Valerie wanted that same ethos of self-belief to be a central part of her children’s education so, in 1997, she started her own primary school on the Gold Coast – with Jesinta in the first prep class. Twenty years on, Silkwood School is about to open its high school.
“Our vision was really about empowering young people to see their potential, realise it and make a difference in the world,” says Valerie, 51, the School Facilitator.
That meant classes on life values and creative teaching methods that engaged the students. At Silkwood, learning is centred around the students’ interests, especially in the senior years, and all 530 kids take part in “passion projects”, even in prep.
Jesinta still remembers fun, fascinating lessons on geometry, bread-making and Norse mythology. “I feel like I left the school being quite worldly – really knowledgeable about history and culture and religion,” she says. “I had a greater understanding of humankind really.”
When she and younger sister Aleysha went to Silkwood, there was no high school, so they had to leave at 12. The girls skipped a grade, but conventional schooling was a big adjustment, and both were targeted by bullies.
Still, Jesinta went on to excel in sport, drama and public speaking, and was voted school captain of Aquinas College. According to Valerie, she was a born leader.
“Everyone who met her would say the same thing: ‘This girl is going to be something’,” she recalls.“There was a strength there – and also a loneliness … It was almost like she was in a hurry to get through childhood. There was no time for being a teenager.”

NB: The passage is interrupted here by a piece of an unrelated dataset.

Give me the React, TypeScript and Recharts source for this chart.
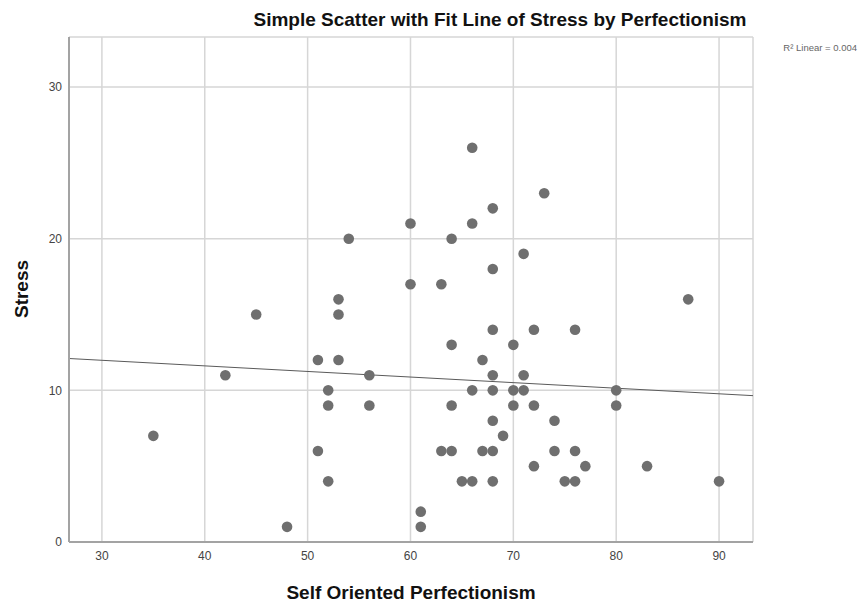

For Jesinta, the tricky teen years never happened. “I wasn’t into boys, I wasn’t a cool kid so I was never invited to parties, I didn’t drink,” she says. “I didn’t kiss a boy until I was 17. I remember Mum would have to ban us from doing homework on the weekends. And to this day I’m still kind of like that – I love to go out and have a drink and a dance, but I’ve never been into clubbing or drugs. It’s just who I am.”